Action without meaning produces limited results. If you’re lucky you can hit a target with enough attempts but at a cost of wasted energy and time. This applies to any effort in life (work, play, and relationships) and it is a powerful reminder that meaning and intent produce high-value outcomes.
Training for a sport or exercising for health is an excellent opportunity to put meaning into practice. The connection between spiritual and religious practices and physical activity is common across many cultures (the act of kneeling and bowing in Christianity and Islam, the act of sema in Sufism, specialized sitting and breathing, in Buddhism and Zen practice, etc.).
Regardless of your own religious or philosophical approach to life, looking upon your fitness journey as something more than the physical will ensure a heightened focus on what you do and that will drive a more intense practice with better outcomes. It will also help you stay on track, fighting the urge to skip a scheduled workout because there is more at stake than just your abs!
To get started, first find that higher power or philosophy that you’ve likely been thinking about for much of your life.

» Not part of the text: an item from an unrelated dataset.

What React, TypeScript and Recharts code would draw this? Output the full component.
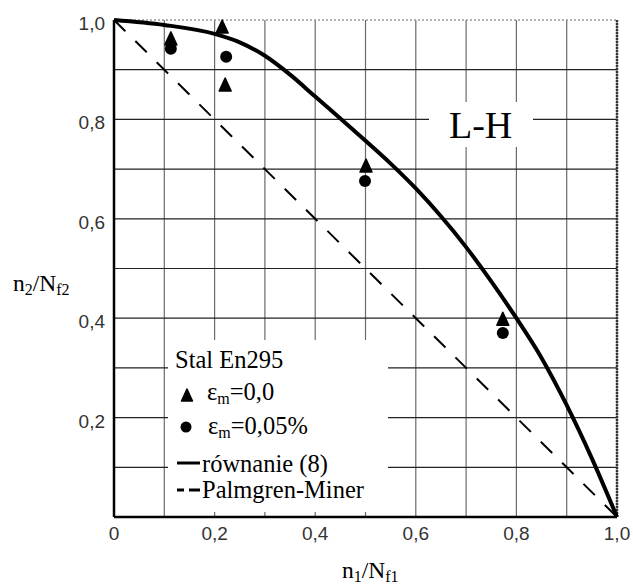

Apply its tenets into your thought process as you enter the gym and begin warming up. Perhaps it’s a prayer or a saying, or a breathing and mindfulness practice.
Whatever it is align it with your effort to improve yourself. Give yourself to that moment and the process. The effort, the challenges, and even the pain, will take on an entirely new and higher meaning. When you are done, you will feel more at peace and your efforts will feel more meaningful. You will also want this again and will look forward with more enthusiasm to training again and again.
Taking your fitness journey and tying it to your growth as a person generates a powerful foundation for other efforts outside of the gym. Once you see the positive changes in yourself and your body, applying this mindset to your work and to your relationships will produce the same powerful results and, at that point, not even the sky is the limit.